Research on groundwater and its sustainable management has become increasingly significant due to growing water requirements and over-abstraction of groundwater resources. The time that water spends in the subsurface is an essential feature for the understanding of the dynamics of groundwater systems and patterns. Modern groundwater, which only represents the water in the subsurface recharged after above-ground thermonuclear testing fifty years ago, is of major interest as it is most vulnerable to global change, but also able to indicate renewable aquifers. The primary aim of this study was to improve recent estimates of the global volume and the distribution of modern groundwater using high-resolution 3-D flow path simulations.

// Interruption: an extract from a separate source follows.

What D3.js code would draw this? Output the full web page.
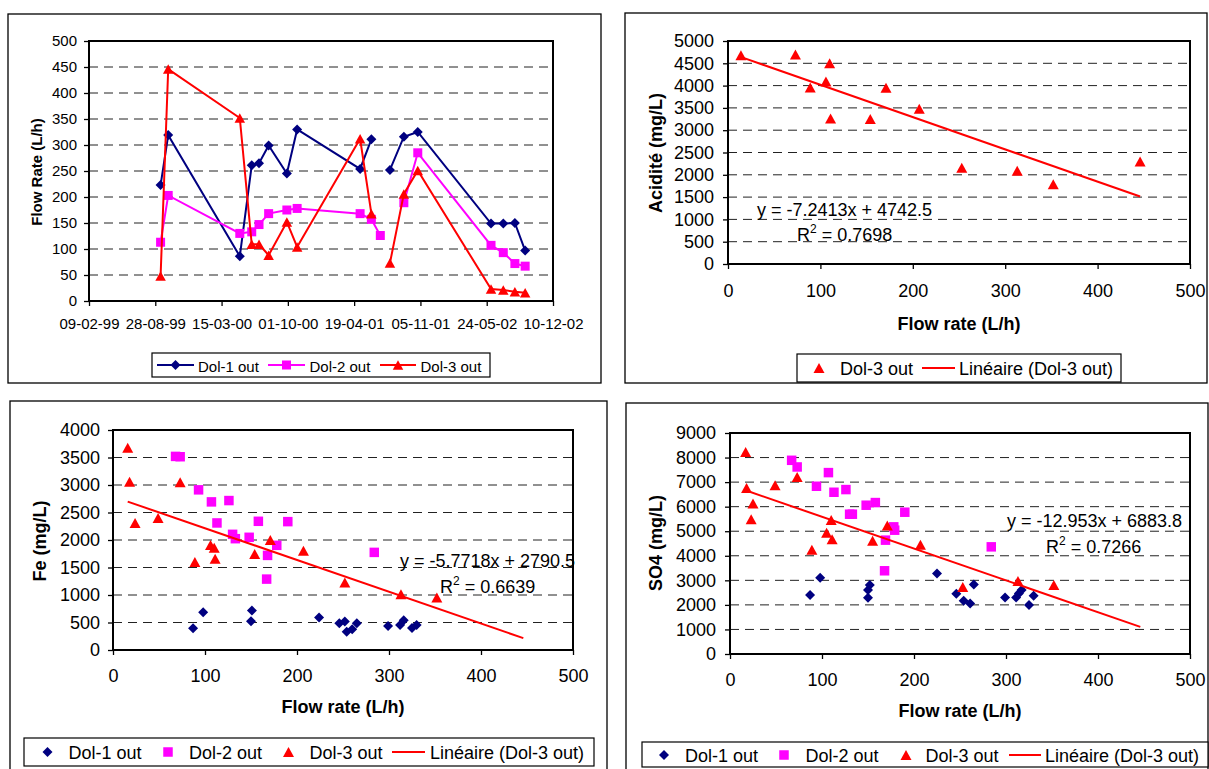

In order to analyse the results, they were compared to the research by Gleeson et al. (2015). The total groundwater volume in the continental crust is estimated at 4.2 million km3, of which approximately 147 thousand km3 or 3.5% is younger than fifty years. The volume of modern groundwater is equal to a depth of 1.1 m if it was extracted and pooled at the earth’s land surface like a flood; almost 3 times smaller than presented by Gleeson et al. (2015). The model’s spatial distribution of modern groundwater is mainly controlled by mountainous and coastal areas while river systems are underrepresented. The relatively modest groundwater volumes are assumed to be largely dependent on the aquifer thickness and the resolution of input data.